Stated goal: Both the line containing "Generate a component" and the line containing "Chart.register(...registerables);" are part of the range to copy, along with every line between them. Copy it exactly and leave out the pictures.

Given information:

———

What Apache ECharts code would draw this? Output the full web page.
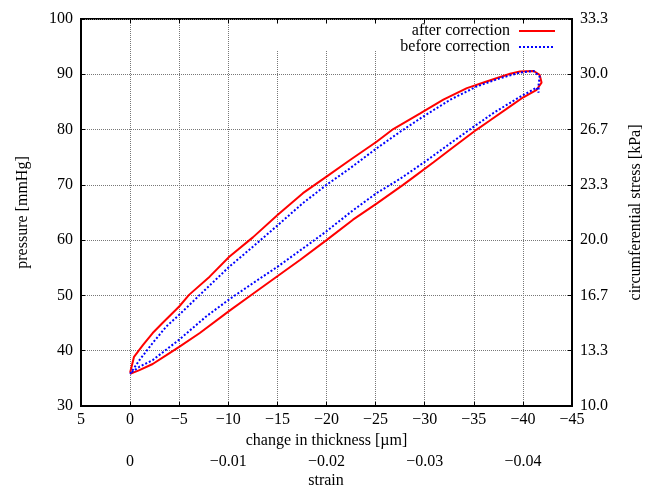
<!DOCTYPE html>
<html>
<head>
<meta charset="utf-8">
<script src="https://cdn.jsdelivr.net/npm/echarts@6/dist/echarts.min.js"></script>
<style>
  html, body { margin: 0; padding: 0; background: #fff; }
  #chart { width: 656px; height: 490px; }
</style>
</head>
<body>
<div id="chart"></div>
<script>
// after correction (red): loop, upper branch out, lower branch back
const afterThickness = [0, -0.4, -1.3, -2.3, -3.3, -5.0, -6.0, -8.1, -10.1, -12.5, -15.1, -17.6, -20.0, -22.4, -25.1, -26.8, -29.5, -31.9, -34.3, -36.3, -38.7, -39.7, -41.1, -41.7, -41.9, -41.4,
  -40.0, -38.7, -36.6, -35.3, -32.9, -30.9, -28.8, -27.8, -25.1, -22.7, -20.0, -17.3, -15.1, -12.2, -10.1, -7.1, -5.0, -3.7, -2.3, -0.95, 0];
const afterPressure = [36.0, 38.9, 41.0, 43.2, 45.0, 48.0, 50.1, 53.4, 57.0, 60.5, 64.7, 68.5, 71.5, 74.5, 77.8, 80.1, 82.9, 85.4, 87.5, 88.7, 90.1, 90.5, 90.6, 89.9, 88.5, 87.2,
  85.8, 84.2, 81.6, 80.0, 76.8, 74.1, 71.3, 70.0, 66.6, 63.7, 60.0, 56.4, 53.6, 49.9, 47.2, 43.2, 40.7, 39.2, 37.6, 36.5, 35.8];

// before correction (blue)
const beforeThickness = [0, -0.95, -2.3, -3.7, -5.0, -7.1, -10.1, -12.5, -15.1, -17.6, -20.0, -22.4, -25.1, -27.5, -29.8, -32.6, -35.3, -37.7, -39.7, -41.1, -41.7, -41.6, -41.6, -41.4,
  -39.4, -37.0, -34.9, -32.6, -30.2, -27.5, -25.1, -22.7, -20.0, -17.6, -15.1, -12.5, -10.1, -7.75, -5.0, -2.3, -0.95, 0];
const beforePressure = [35.8, 38.3, 41.4, 44.4, 46.5, 50.1, 55.2, 58.8, 62.8, 66.7, 70.0, 73.0, 76.6, 79.6, 82.3, 85.4, 87.8, 89.3, 90.3, 90.6, 89.6, 88.1, 86.7, 87.6,
  85.6, 83.0, 80.4, 77.5, 74.4, 71.1, 68.5, 65.4, 61.6, 58.5, 55.3, 52.2, 49.3, 46.2, 42.0, 38.3, 37.1, 35.9];

// strain tick labels; strain = thickness[µm] / 1000
const strainLabels = [0, -0.01, -0.02, -0.03, -0.04];

const FONT = 'Liberation Serif';
const minus = s => String(s).replace('-', '\u2212');
const pairs = (xs, ys) => xs.map((x, i) => [x, ys[i]]);

const chart = echarts.init(document.getElementById('chart'));

const tickStyle = { show: true, inside: true, length: 4, lineStyle: { color: '#000', width: 1 } };
const labelStyle = { fontFamily: FONT, fontSize: 16, color: '#000' };

chart.setOption({
  animation: false,
  textStyle: { fontFamily: FONT },
  grid: { left: 81, right: 84, top: 19, bottom: 84, show: true, borderColor: '#000', borderWidth: 2, backgroundColor: 'transparent' },
  legend: {
    right: 100, top: 23, orient: 'vertical', align: 'right', padding: 0, itemGap: 0,
    itemWidth: 36, itemHeight: 14,
    itemStyle: { opacity: 0 },
    textStyle: { fontFamily: FONT, fontSize: 16, color: '#000', padding: [0, 4, 0, 0] },
    data: ['after correction', 'before correction']
  },
  graphic: [
    {
      type: 'rect', z: 1, silent: true,
      shape: { x: 252, y: 24, width: 318, height: 26 },
      style: { fill: '#fff' }
    },
    {
      // name of the strain axis
      type: 'text', silent: true, x: 326, y: 481,
      style: { text: 'strain', font: '16px "Liberation Serif"', fill: '#000', align: 'center', verticalAlign: 'middle' }
    }
  ],
  xAxis: [
    {
      type: 'value', position: 'bottom', min: -45, max: 5, interval: 5, inverse: true,
      name: 'change in thickness [\u00b5m]', nameLocation: 'middle', nameGap: 22,
      nameTextStyle: labelStyle,
      axisLine: { show: true, onZero: false, lineStyle: { color: '#000', width: 2 } },
      axisTick: tickStyle,
      axisLabel: Object.assign({ margin: 6, formatter: v => minus(v) }, labelStyle),
      splitLine: { show: true, lineStyle: { color: '#777', type: 'dotted', width: 1 } }
    },
    {
      type: 'value', position: 'bottom', offset: 42, min: -45, max: 5, interval: 5, inverse: true,
      axisLine: { show: false, onZero: false }, axisTick: { show: false }, splitLine: { show: false },
      axisLabel: Object.assign({
        margin: 6,
        formatter: v => {
          const hit = strainLabels.find(s => Math.abs(s * 1000 - v) < 1e-6);
          return hit === undefined ? '' : minus(hit);
        }
      }, labelStyle)
    },
    {
      type: 'value', position: 'top', min: -45, max: 5, interval: 5, inverse: true,
      axisLine: { show: false, onZero: false }, axisTick: tickStyle, axisLabel: { show: false }, splitLine: { show: false }
    }
  ],
  yAxis: [
    {
      type: 'value', position: 'left', min: 30, max: 100, interval: 10,
      name: 'pressure [mmHg]', nameLocation: 'middle', nameGap: 50, nameRotate: 90,
      nameTextStyle: labelStyle,
      axisLine: { show: true, onZero: false, lineStyle: { color: '#000', width: 2 } },
      axisTick: tickStyle,
      axisLabel: Object.assign({ margin: 8 }, labelStyle),
      splitLine: { show: true, lineStyle: { color: '#777', type: 'dotted', width: 1 } }
    },
    {
      type: 'value', position: 'right', min: 30, max: 100, interval: 10,
      name: 'circumferential stress [kPa]', nameLocation: 'middle', nameGap: 56, nameRotate: 90,
      nameTextStyle: labelStyle,
      axisLine: { show: true, onZero: false, lineStyle: { color: '#000', width: 2 } },
      axisTick: tickStyle,
      axisLabel: Object.assign({ margin: 8, formatter: v => (v / 3).toFixed(1) }, labelStyle),
      splitLine: { show: false }
    }
  ],
  series: [
    {
      name: 'after correction', type: 'line', xAxisIndex: 0, yAxisIndex: 0,
      symbol: 'none', data: pairs(afterThickness, afterPressure),
      lineStyle: { color: '#ff0000', width: 2 }, itemStyle: { color: '#ff0000' }, z: 3
    },
    {
      name: 'before correction', type: 'line', xAxisIndex: 0, yAxisIndex: 0,
      symbol: 'none', data: pairs(beforeThickness, beforePressure),
      lineStyle: { color: '#0000ff', width: 2, type: [2, 2] }, itemStyle: { color: '#0000ff' }, z: 4
    }
  ]
});
</script>
</body>
</html>
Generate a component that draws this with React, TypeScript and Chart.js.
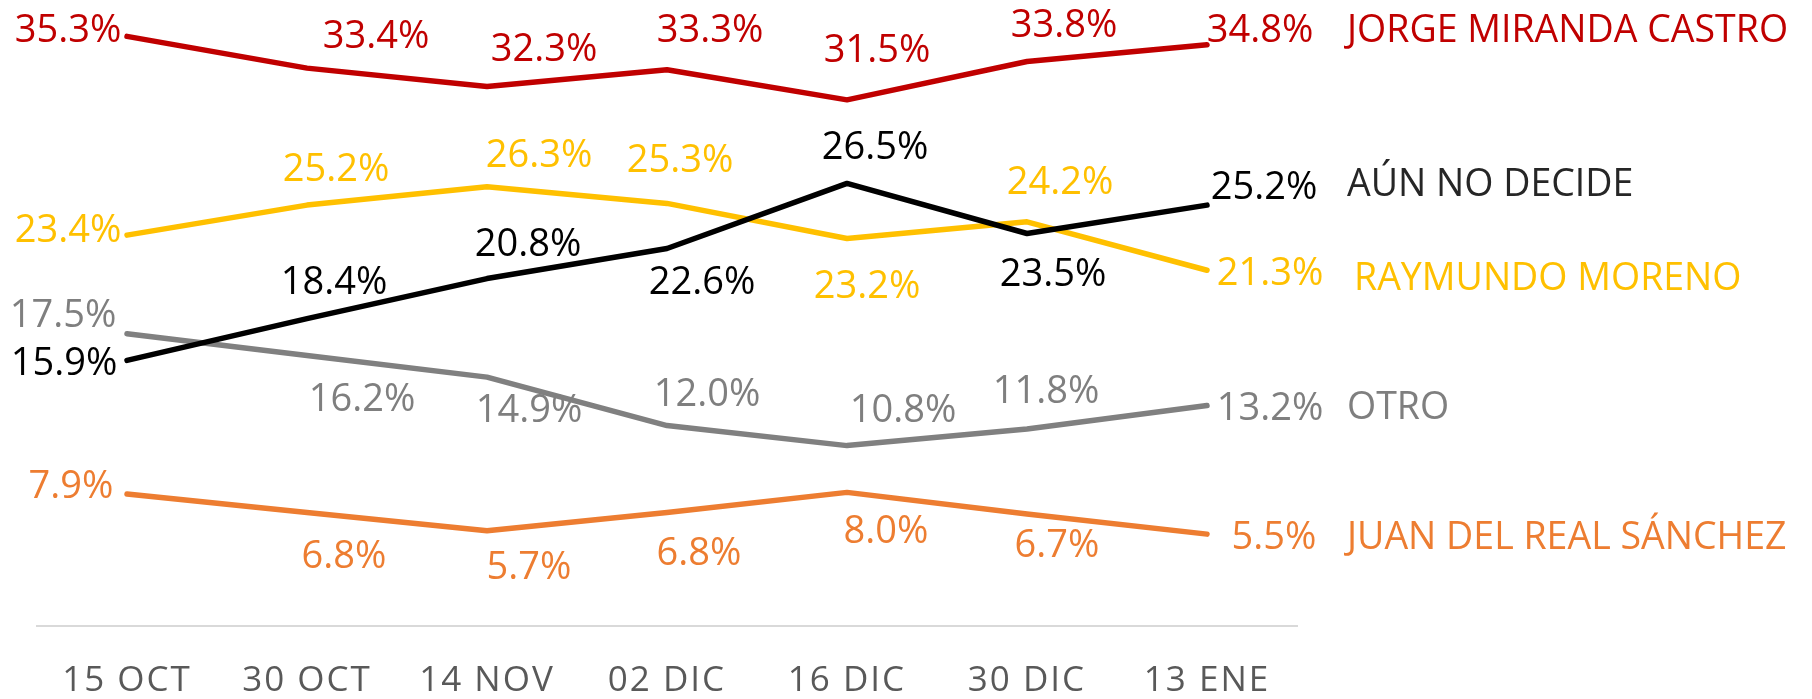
import React, { useEffect, useRef } from "react";
import { Chart, registerables } from "chart.js";

Chart.register(...registerables);

const categories = ["15 OCT", "30 OCT", "14 NOV", "02 DIC", "16 DIC", "30 DIC", "13 ENE"];
const seriesNames = ["AÚN NO DECIDE", "JORGE MIRANDA CASTRO", "RAYMUNDO MORENO", "OTRO", "JUAN DEL REAL SÁNCHEZ"];
const aunNoDecide = [15.9, 18.4, 20.8, 22.6, 26.5, 23.5, 25.2];
const jorge = [35.3, 33.4, 32.3, 33.3, 31.5, 33.8, 34.8];
const raymundo = [23.4, 25.2, 26.3, 25.3, 23.2, 24.2, 21.3];
const otro = [17.5, 16.2, 14.9, 12.0, 10.8, 11.8, 13.2];
const juan = [7.9, 6.8, 5.7, 6.8, 8.0, 6.7, 5.5];

// styling
const lineColors = ["#000000", "#C00000", "#FFC000", "#808080", "#ED7D31"];
const labelColors = ["#000000", "#C00000", "#FFC000", "#7F7F7F", "#ED7D31"];
const nameColors = ["#262626", "#C00000", "#FFC000", "#7F7F7F", "#ED7D31"];
// label centre offsets relative to each point (px)
const labelOffsets: number[][][] = [
  [[-63, 1], [27, -38], [41, -36], [35, 32], [28, -38], [26, 39], [57, -20]],
  [[-59, -8], [69, -34], [57, -39], [43, -41], [30, -51], [37, -38], [53, -16]],
  [[-59, -7], [29, -38], [52, -33], [13, -45], [20, 46], [33, -41], [63, 1]],
  [[-64, -20], [55, 42], [42, 31], [40, -33], [56, -37], [19, -39], [63, 1]],
  [[-56, -10], [37, 42], [42, 35], [32, 39], [39, 37], [30, 29], [67, 1]],
];
const nameOffsets = [[140, -22], [140, -16], [147, 6], [140, 0], [140, 1]];

const FONT = "'Open Sans', sans-serif";
const CAP = 0.714;

export default function App() {
  const ref = useRef<HTMLCanvasElement>(null);
  useEffect(() => {
    const canvas = ref.current;
    if (!canvas) return;
    const series = [aunNoDecide, jorge, raymundo, otro, juan];
    const labelPlugin = {
      id: "labels",
      beforeDraw(chart: any) {
        (chart.ctx as any).letterSpacing = "2px";
      },
      beforeDatasetsDraw(chart: any) {
        (chart.ctx as any).letterSpacing = "0px";
      },
      afterDatasetsDraw(chart: any) {
        const ctx = chart.ctx;
        ctx.save();
        chart.data.datasets.forEach((ds: any, i: number) => {
          const meta = chart.getDatasetMeta(i);
          const size = 38;
          ctx.font = `400 ${size}px ${FONT}`;
          ctx.textAlign = "center";
          ctx.textBaseline = "alphabetic";
          ctx.fillStyle = labelColors[i];
          meta.data.forEach((el: any, j: number) => {
            const [dx, dy] = labelOffsets[i][j];
            ctx.fillText(ds.data[j].toFixed(1) + "%", el.x + dx, el.y + dy + size * CAP / 2);
          });
          const last = meta.data[meta.data.length - 1];
          const nsize = 37.5;
          ctx.font = `400 ${nsize}px ${FONT}`;
          ctx.textAlign = "left";
          ctx.fillStyle = nameColors[i];
          ctx.fillText(seriesNames[i], last.x + nameOffsets[i][0], last.y + nameOffsets[i][1] + nsize * CAP / 2);
        });
        ctx.restore();
      },
    };
    const chart = new Chart(canvas, {
      type: "line",
      data: {
        labels: categories,
        datasets: series.map((d, i) => ({
          label: seriesNames[i],
          data: d,
          borderColor: lineColors[i],
          backgroundColor: lineColors[i],
          borderWidth: 5.5,
          borderCapStyle: "round" as const,
          borderJoinStyle: "round" as const,
          pointRadius: 0,
          tension: 0,
          clip: false as any,
        })),
      },
      options: {
        animation: false,
        responsive: false,
        devicePixelRatio: 1,
        layout: { padding: { left: 37, right: 515, top: 8, bottom: 0 } },
        plugins: { legend: { display: false }, tooltip: { enabled: false } },
        scales: {
          x: {
            type: "category",
            offset: true,
            grid: { display: false, drawTicks: false },
            border: { display: true, color: "#D9D9D9", width: 2 },
            ticks: {
              color: "#595959",
              font: { family: FONT, size: 35 },
              padding: 34,
              maxRotation: 0,
              autoSkip: false,
            },
            afterFit: (scale: any) => {
              scale.height = 73;
            },
          },
          y: { display: false, min: 0, max: 37 },
        },
      },
      plugins: [labelPlugin],
    });
    return () => chart.destroy();
  }, []);
  return (
    <div style={{ position: "fixed", left: 0, top: 0, width: 1812, height: 699, background: "#fff" }}>
      <canvas ref={ref} width={1812} height={699} style={{ width: 1812, height: 699, display: "block" }} />
    </div>
  );
}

———

Task response:
Generate a component that draws this with React, TypeScript and Chart.js.
import React, { useEffect, useRef } from "react";
import { Chart, registerables } from "chart.js";

Chart.register(...registerables);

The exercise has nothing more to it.